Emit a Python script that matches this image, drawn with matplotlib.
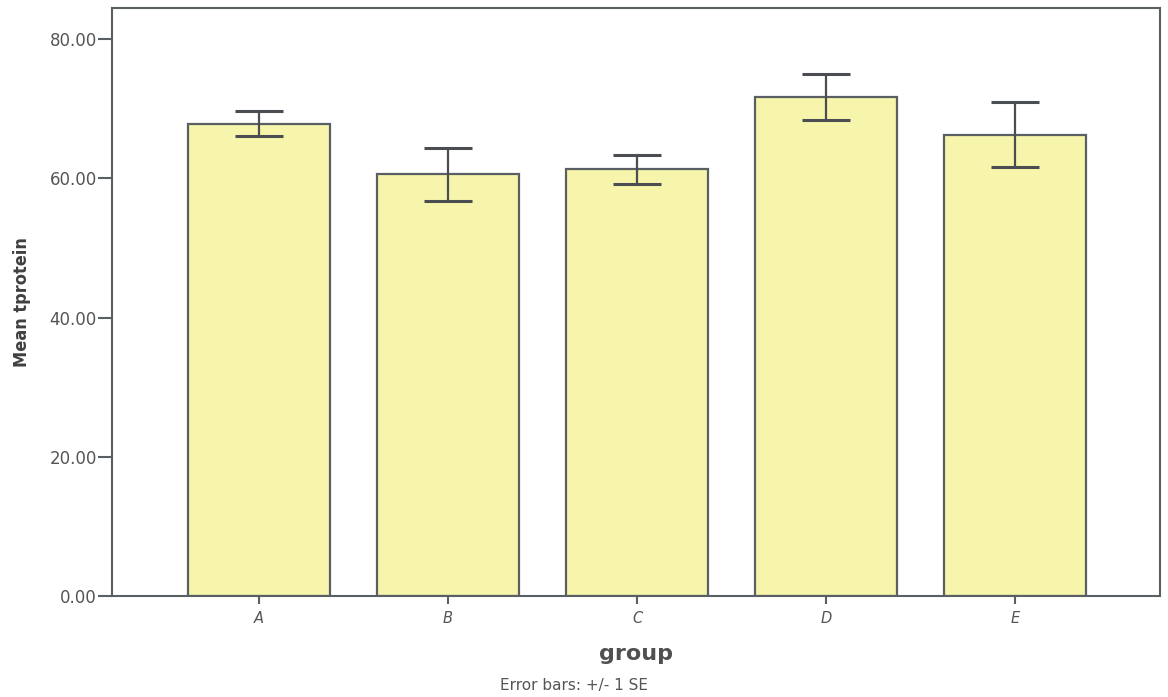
import matplotlib.pyplot as plt
import numpy as np

plt.rcParams['font.family'] = ['DejaVu Sans']

# mean tprotein per group, +/- 1 SE
groups = ['A', 'B', 'C', 'D', 'E']
means = [67.9, 60.6, 61.3, 71.7, 66.3]
se = [1.75, 3.8, 2.1, 3.3, 4.65]
yticks = [0, 20, 40, 60, 80]

edge = '#5a5f63'
fig = plt.figure(figsize=(11.68, 6.97), dpi=100)
ax = fig.add_axes([112 / 1168, 1 - 596 / 697, (1160 - 112) / 1168, (596 - 8) / 697])

x = np.arange(len(groups))
ax.bar(x, means, width=0.75, color='#f6f5ab', edgecolor=edge, linewidth=1.6)
ax.errorbar(x, means, yerr=se, fmt='none', ecolor='#4a4d52', elinewidth=1.6,
            capsize=17, capthick=2.2)

ax.set_xlim(-0.778, 4.767)
ax.set_ylim(0, 84.5)
ax.set_xticks(x)
ax.set_xticklabels(groups, fontstyle='italic', color='#555555', fontsize=10.5)
ax.set_yticks(yticks)
ax.set_yticklabels(['%.2f' % v for v in yticks], color='#555555', fontsize=12)
ax.tick_params(axis='y', length=10, width=1.5, color=edge, pad=1)
ax.tick_params(axis='x', length=6, width=1.5, color=edge, pad=5)
for s in ax.spines.values():
    s.set_color(edge)
    s.set_linewidth(1.5)

ax.set_xlabel('group', fontsize=16, fontweight='bold', color='#505050', labelpad=13)
ax.set_ylabel('Mean tprotein', fontsize=13, fontweight='bold', color='#404040',
              labelpad=13, fontstretch='condensed')
fig.text(574 / 1168, 0.006, 'Error bars: +/- 1 SE', ha='center', va='bottom',
         fontsize=11, color='#555555')

fig.savefig('out.png', dpi=100)
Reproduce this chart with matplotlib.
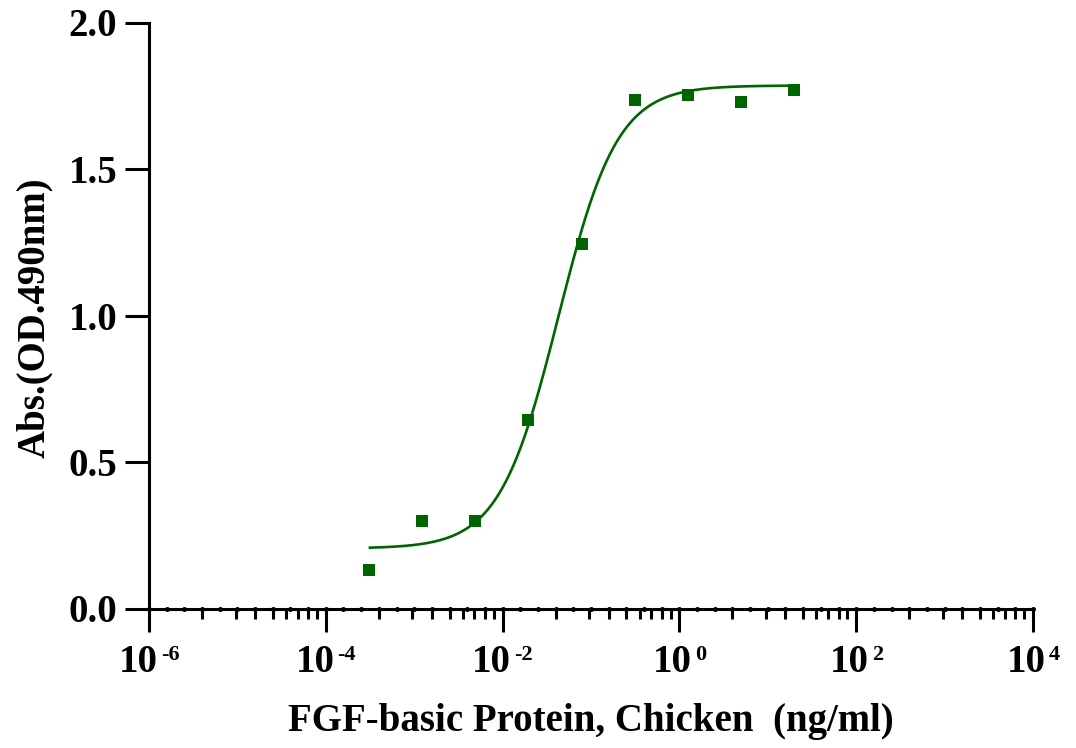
import numpy as np
import matplotlib
matplotlib.use('Agg')
import matplotlib.pyplot as plt
from matplotlib.transforms import offset_copy
from matplotlib.ticker import NullLocator

# ---- data ----
conc = [0.000305, 0.00122, 0.00488, 0.0195, 0.0781, 0.3125, 1.25, 5.0, 20.0]
absorb = [0.130, 0.300, 0.297, 0.645, 1.245, 1.736, 1.753, 1.729, 1.770]
# 4PL fit parameters
fit_bottom = 0.205
fit_top = 1.785
fit_ec50 = 0.0427
fit_hill = 1.3
xmajor_exp = [-6, -4, -2, 0, 2, 4]
yticks = [0.0, 0.5, 1.0, 1.5, 2.0]
ytick_labels = ['0.0', '0.5', '1.0', '1.5', '2.0']
xlabel = 'FGF-basic Protein, Chicken  (ng/ml)'
ylabel = 'Abs.(OD.490nm)'

green = '#006400'
FS = 28
SUPFS = 16

plt.rcParams['font.family'] = ['Liberation Serif', 'DejaVu Serif']
plt.rcParams['font.weight'] = 'bold'

W, H = 1076, 748
fig = plt.figure(figsize=(W / 100, H / 100), dpi=100)
x0, x1, y0, y1 = 149, 1033, 608.5, 22.5
ax = fig.add_axes([x0 / W, 1 - y0 / H, (x1 - x0) / W, (y0 - y1) / H])
ax.set_xscale('log')
ax.set_xlim(1e-6, 1e4)
ax.set_ylim(0, 2)
for s in ['top', 'right']:
    ax.spines[s].set_visible(False)
for s in ['left', 'bottom']:
    ax.spines[s].set_linewidth(2.2)
    ax.spines[s].set_capstyle('projecting')

# fitted curve
xf = np.logspace(np.log10(conc[0]), np.log10(conc[-1]), 400)
yf = fit_bottom + (fit_top - fit_bottom) / (1 + (fit_ec50 / xf) ** fit_hill)
ax.plot(xf, yf, color=green, lw=1.9, zorder=3, solid_capstyle='butt')
ax.plot(conc, absorb, 's', color=green, ms=9, mew=0, zorder=4)

# dotted decoration along the x axis
dots = 10.0 ** np.arange(-6, 4.001, 0.2)
ax.plot(dots, np.zeros_like(dots), 'o', color='black', ms=3.6, mew=0,
        clip_on=False, zorder=5)

# ticks
majors = [10.0 ** e for e in xmajor_exp]
ax.set_xticks(majors)
ax.set_xticklabels([''] * len(majors))
minor_off = [0.60, 0.98, 1.2, 1.4, 1.55, 1.68, 1.8, 1.9]
minors = [10.0 ** (e + o) for e in xmajor_exp[:-1] for o in minor_off]
ax.set_xticks(minors, minor=True)
ax.xaxis.set_minor_formatter(plt.NullFormatter())
ax.tick_params(axis='x', which='major', length=16.5, width=2.2, direction='out')
ax.tick_params(axis='x', which='minor', length=7.2, width=2.2, direction='out')
ax.set_yticks(yticks)
ax.set_yticklabels(ytick_labels)
ax.yaxis.set_minor_locator(NullLocator())
ax.tick_params(axis='y', which='major', length=17, width=2.2, labelsize=FS, pad=5.8)

# manual power-of-ten labels
fig.canvas.draw()
renderer = fig.canvas.get_renderer()


def text_width(s, size):
    t = fig.text(0, 0, s, fontsize=size, fontweight='bold')
    w = t.get_window_extent(renderer).width
    t.remove()
    return w


w10 = text_width('10', FS)
gap = 3
ybase = (y0 - 672) / (y0 - y1)
ysup = (y0 - 660) / (y0 - y1)
tr = ax.get_xaxis_transform()
for e in xmajor_exp:
    sup = str(e)
    wsup = text_width(sup, SUPFS)
    tot = w10 + gap + wsup
    ax.text(10.0 ** e, ybase, '10', fontsize=FS, fontweight='bold', ha='right', va='baseline',
            transform=offset_copy(tr, fig=fig, x=-tot / 2 + w10, y=0, units='dots'),
            clip_on=False)
    ax.text(10.0 ** e, ysup, sup, fontsize=SUPFS, fontweight='bold', ha='left', va='baseline',
            transform=offset_copy(tr, fig=fig, x=-tot / 2 + w10 + gap, y=0, units='dots'),
            clip_on=False)

ax.set_xlabel(xlabel, fontsize=FS, fontweight='bold')
ax.xaxis.set_label_coords(0.5, (y0 - 731.5) / (y0 - y1))
ax.xaxis.label.set_verticalalignment('baseline')
ax.set_ylabel(ylabel, fontsize=FS, fontweight='bold')
ax.yaxis.set_label_coords((44 - x0) / (x1 - x0), (y0 - 317.5) / (y0 - y1))
ax.yaxis.label.set_verticalalignment('baseline')

fig.savefig('out.png', dpi=100)
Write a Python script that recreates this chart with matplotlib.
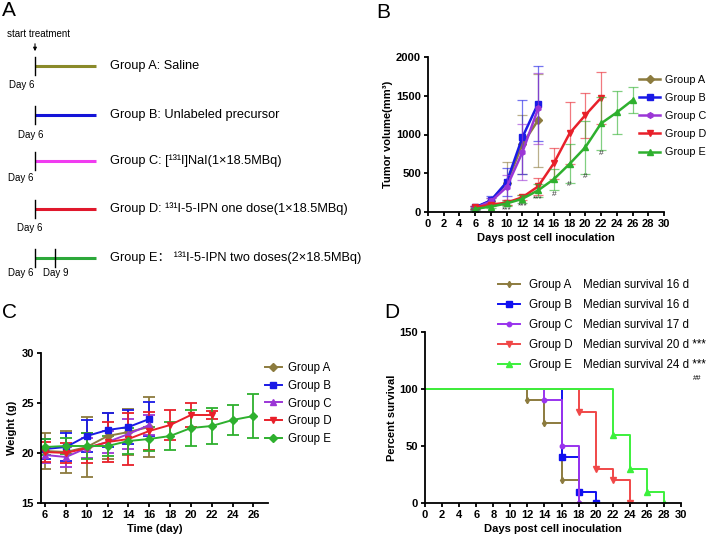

################

— YOUR GOAL —
Can the lines from the start of the records through the line with "s.set_linewidth(1.5)" be given again exactly, with the pictures left out?

— REPLY —
Emit a Python script that matches this image, drawn with matplotlib.
import matplotlib.pyplot as plt
import numpy as np

plt.rcParams['font.family'] = ['DejaVu Sans']

# mean tprotein per group, +/- 1 SE
groups = ['A', 'B', 'C', 'D', 'E']
means = [67.9, 60.6, 61.3, 71.7, 66.3]
se = [1.75, 3.8, 2.1, 3.3, 4.65]
yticks = [0, 20, 40, 60, 80]

edge = '#5a5f63'
fig = plt.figure(figsize=(11.68, 6.97), dpi=100)
ax = fig.add_axes([112 / 1168, 1 - 596 / 697, (1160 - 112) / 1168, (596 - 8) / 697])

x = np.arange(len(groups))
ax.bar(x, means, width=0.75, color='#f6f5ab', edgecolor=edge, linewidth=1.6)
ax.errorbar(x, means, yerr=se, fmt='none', ecolor='#4a4d52', elinewidth=1.6,
            capsize=17, capthick=2.2)

ax.set_xlim(-0.778, 4.767)
ax.set_ylim(0, 84.5)
ax.set_xticks(x)
ax.set_xticklabels(groups, fontstyle='italic', color='#555555', fontsize=10.5)
ax.set_yticks(yticks)
ax.set_yticklabels(['%.2f' % v for v in yticks], color='#555555', fontsize=12)
ax.tick_params(axis='y', length=10, width=1.5, color=edge, pad=1)
ax.tick_params(axis='x', length=6, width=1.5, color=edge, pad=5)
for s in ax.spines.values():
    s.set_color(edge)
    s.set_linewidth(1.5)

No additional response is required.